Fox is a musician in her own right and tours Ireland collecting folk songs and airs. She undertakes a series of tours of County Antrim between 1909 and 1910 with her sisters Edith Wheeler and Alice Milligan. The sisters record and transcribe songs by Irish singers, then publish articles and musical scores in The Journal of Irish Folk Song.

In 1910 Fox visits the east coast of the United States where the New York branch of the Irish Folk Song Society is formed. “The Bardic Recital” is produced on March 16 at the National Theatre in Washington, D.C. She collects and arranges the music for the play.

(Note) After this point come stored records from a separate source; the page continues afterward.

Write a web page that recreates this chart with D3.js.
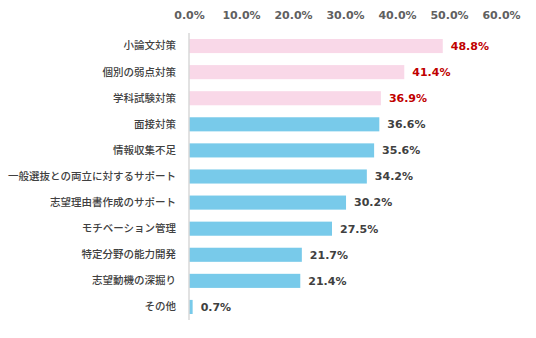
<!DOCTYPE html>
<html>
<head>
<meta charset="utf-8">
<script src="https://cdn.jsdelivr.net/npm/d3@7"></script>
<style>
  body { margin: 0; background: #fff; }
  svg { display: block; }
</style>
</head>
<body>
<div class="container"></div>
<script>
const categories = [
  "小論文対策", "個別の弱点対策", "学科試験対策", "面接対策", "情報収集不足",
  "一般選抜との両立に対するサポート", "志望理由書作成のサポート", "モチベーション管理",
  "特定分野の能力開発", "志望動機の深掘り", "その他"
];
const values = [48.8, 41.4, 36.9, 36.6, 35.6, 34.2, 30.2, 27.5, 21.7, 21.4, 0.7];
// first three items are highlighted
const highlighted = [true, true, true, false, false, false, false, false, false, false, false];
const ticks = [0, 10, 20, 30, 40, 50, 60];

const w = 536;
const h = 338;
const plotLeft = 189;
const plotRight = 501;
const plotTop = 33;
const plotBottom = 320;

const svg = d3.select(".container")
              .append("svg")
              .attr("width", w)
              .attr("height", h);

const xScale = d3.scaleLinear()
                 .domain([0, 60])
                 .range([plotLeft, plotRight]);

const yScale = d3.scaleBand()
                 .domain(categories)
                 .range([plotTop, plotBottom])
                 .paddingInner(0.46)
                 .paddingOuter(0.23);

const numFont = "'DejaVu Sans', Verdana, sans-serif";
const jpFont = "'Noto Sans CJK JP', sans-serif";

// top axis tick labels, no line
const xAxis = d3.axisTop(xScale)
                .tickValues(ticks)
                .tickFormat(d => d.toFixed(1) + "%")
                .tickSize(0)
                .tickPadding(0);
const gx = svg.append("g")
              .attr("id", "x-axis")
              .attr("transform", "translate(0,19)")
              .call(xAxis);
gx.select(".domain").remove();
gx.selectAll("text")
  .attr("font-family", numFont)
  .attr("font-size", "11px")
  .attr("font-weight", "bold")
  .attr("fill", "#606060");

// bars
svg.selectAll("rect.bar")
   .data(values)
   .enter()
   .append("rect")
   .attr("class", "bar")
   .attr("x", xScale(0))
   .attr("y", (d, i) => yScale(categories[i]))
   .attr("width", d => xScale(d) - xScale(0))
   .attr("height", yScale.bandwidth())
   .attr("fill", (d, i) => highlighted[i] ? "#f9d8e8" : "#78caea");

// category axis on the left
const yAxis = d3.axisLeft(yScale)
                .tickSize(0)
                .tickPadding(13);
const gy = svg.append("g")
              .attr("id", "y-axis")
              .attr("transform", "translate(" + plotLeft + ",0)")
              .call(yAxis);
gy.select(".domain")
  .attr("d", "M0," + plotTop + "V" + plotBottom)
  .attr("stroke", "#d9d9d9")
  .attr("stroke-width", 1.5);
gy.selectAll("text")
  .attr("font-family", jpFont)
  .attr("font-size", "10.5px")
  .attr("font-weight", 500)
  .attr("fill", "#404040");

// value labels
svg.selectAll("text.val")
   .data(values)
   .enter()
   .append("text")
   .attr("class", "val")
   .attr("x", d => xScale(d) + 8)
   .attr("y", (d, i) => yScale(categories[i]) + yScale.bandwidth() / 2)
   .attr("dy", "0.35em")
   .attr("font-family", numFont)
   .attr("font-size", "11px")
   .attr("font-weight", "bold")
   .attr("fill", (d, i) => highlighted[i] ? "#c00000" : "#404040")
   .text(d => d.toFixed(1) + "%");
</script>
</body>
</html>
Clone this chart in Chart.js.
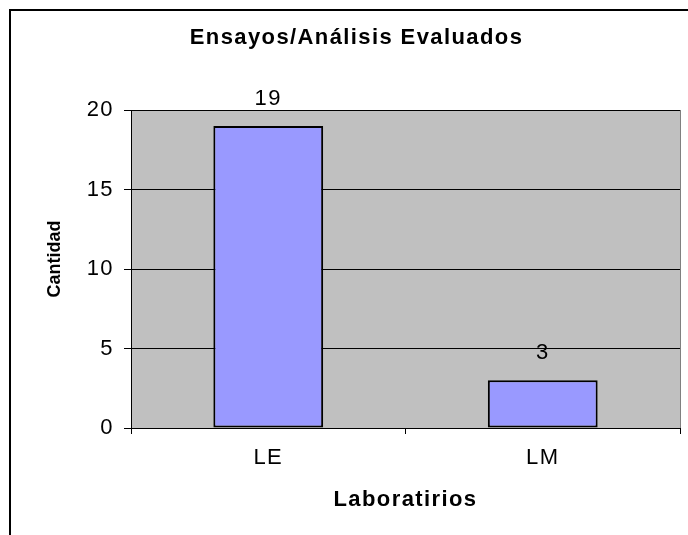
<!DOCTYPE html>
<html>
<head>
<meta charset="utf-8">
<script src="https://cdn.jsdelivr.net/npm/chart.js@4"></script>
<style>
  html, body { margin: 0; padding: 0; background: #fff; }
  canvas { display: block; }
</style>
</head>
<body>
<canvas id="barchart" width="688" height="535"></canvas>
<script>
// data
const categories = ['LE', 'LM'];
const values = [19, 3];
const yTicks = [0, 5, 10, 15, 20];

const chartTitle = 'Ensayos/Análisis Evaluados';
const xTitle = 'Laboratirios';
const yTitle = 'Cantidad';

const FONT = '"Liberation Sans", Arial, sans-serif';
const SPACING = '1.4px';   // Excel spreads its letters a bit

// white page, gray plot area, outer frame
const frame = {
    id: 'frame',
    beforeDraw(chart) {
        const {ctx, chartArea: a} = chart;
        ctx.fillStyle = '#ffffff';
        ctx.fillRect(0, 0, chart.width, chart.height);
        ctx.fillStyle = '#c0c0c0';
        ctx.fillRect(a.left, a.top, a.right - a.left, a.bottom - a.top);
        ctx.letterSpacing = SPACING;
    },
    afterDraw(chart) {
        const {ctx, chartArea: a} = chart;
        ctx.save();
        // plot area right edge
        ctx.strokeStyle = '#808080';
        ctx.lineWidth = 1;
        ctx.beginPath();
        ctx.moveTo(Math.round(a.right) + 0.5, a.top);
        ctx.lineTo(Math.round(a.right) + 0.5, a.bottom);
        ctx.stroke();
        // outer border (right and bottom fall off the picture)
        ctx.strokeStyle = '#000';
        ctx.lineWidth = 2;
        ctx.strokeRect(10, 10, 700, 600);
        // y axis title
        ctx.letterSpacing = '0px';
        ctx.translate(55, 259);
        ctx.rotate(-Math.PI / 2);
        ctx.font = 'bold 18px ' + FONT;
        ctx.fillStyle = '#000';
        ctx.textAlign = 'center';
        ctx.textBaseline = 'middle';
        ctx.fillText(yTitle, 0, 0);
        ctx.restore();
    }
};

// value above each bar
const barLabels = {
    id: 'barLabels',
    afterDatasetsDraw(chart) {
        const {ctx} = chart;
        ctx.save();
        ctx.font = '22px ' + FONT;
        ctx.fillStyle = '#000';
        ctx.textAlign = 'center';
        ctx.textBaseline = 'middle';
        chart.getDatasetMeta(0).data.forEach((bar, i) => {
            ctx.fillText(String(values[i]), bar.x, bar.y - 27);
        });
        ctx.restore();
    }
};

const ctxBar = document.getElementById('barchart').getContext('2d');

const barchart = new Chart(ctxBar, {
    type: 'bar',
    data: {
        labels: categories,
        datasets: [{
            data: values,
            backgroundColor: '#9999ff',
            borderColor: '#000000',
            borderWidth: 2,
            borderSkipped: false,
            barPercentage: 0.4,
            categoryPercentage: 1.0
        }]
    },
    options: {
        responsive: false,
        animation: false,
        events: [],
        layout: {
            padding: { left: 33, right: 8, top: 0, bottom: 0 }
        },
        plugins: {
            legend: { display: false },
            tooltip: { enabled: false },
            title: {
                display: true,
                text: chartTitle,
                color: '#000',
                font: { family: FONT, size: 22, weight: 'bold' },
                padding: { top: 25, bottom: 58.6 }
            }
        },
        scales: {
            x: {
                offset: true,
                grid: {
                    offset: true,
                    drawOnChartArea: false,
                    drawTicks: true,
                    tickLength: 6,
                    color: '#000'
                },
                border: { display: true, color: '#000', width: 1 },
                ticks: {
                    color: '#000',
                    padding: 11,
                    font: { family: FONT, size: 22 }
                },
                title: {
                    display: true,
                    text: xTitle,
                    color: '#000',
                    font: { family: FONT, size: 22, weight: 'bold' },
                    padding: { top: 0, bottom: 22 }
                },
                afterFit(scale) { scale.height = 107; }
            },
            y: {
                min: yTicks[0],
                max: yTicks[yTicks.length - 1],
                grid: {
                    color: '#000',
                    lineWidth: 1,
                    drawTicks: true,
                    tickLength: 7
                },
                border: { display: true, color: '#000', width: 1 },
                ticks: {
                    stepSize: yTicks[1] - yTicks[0],
                    color: '#000',
                    padding: 10,
                    font: { family: FONT, size: 22 }
                },
                afterFit(scale) { scale.width = 98; }
            }
        }
    },
    plugins: [frame, barLabels]
});
</script>
</body>
</html>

Fox rediscovers Edward Bunting‘s papers, and under the provision of her will they come to Queen’s University Belfast in 1916. From these papers she writes The Annals of the Irish Harpers. The publication of The Annals of the Irish Harpers stimulates a revival of interest in both the Irish harp and Edward Bunting. Alice Milligan nurses her sister prior to Fox’s death in London on March 25, 1916. An obituary of Charlotte Milligan Fox is in The Irish Booklover (1916). The Journal of the Irish Folk Song Society (1917) has a poem in remembrance of Charlotte Milligan Fox. The same issue has a memoir of Fox by Alice Milligan and an appreciation of Fox by Alfred Perceval Graves.

During 2010 and 2011, the Ulster History Circle mounts plaques for famous Ulster figures. Charlotte Milligan Fox and Alice Milligan have a plaque mounted on Omagh Library, 1 Spillar’s Place, Omagh, County Tyrone.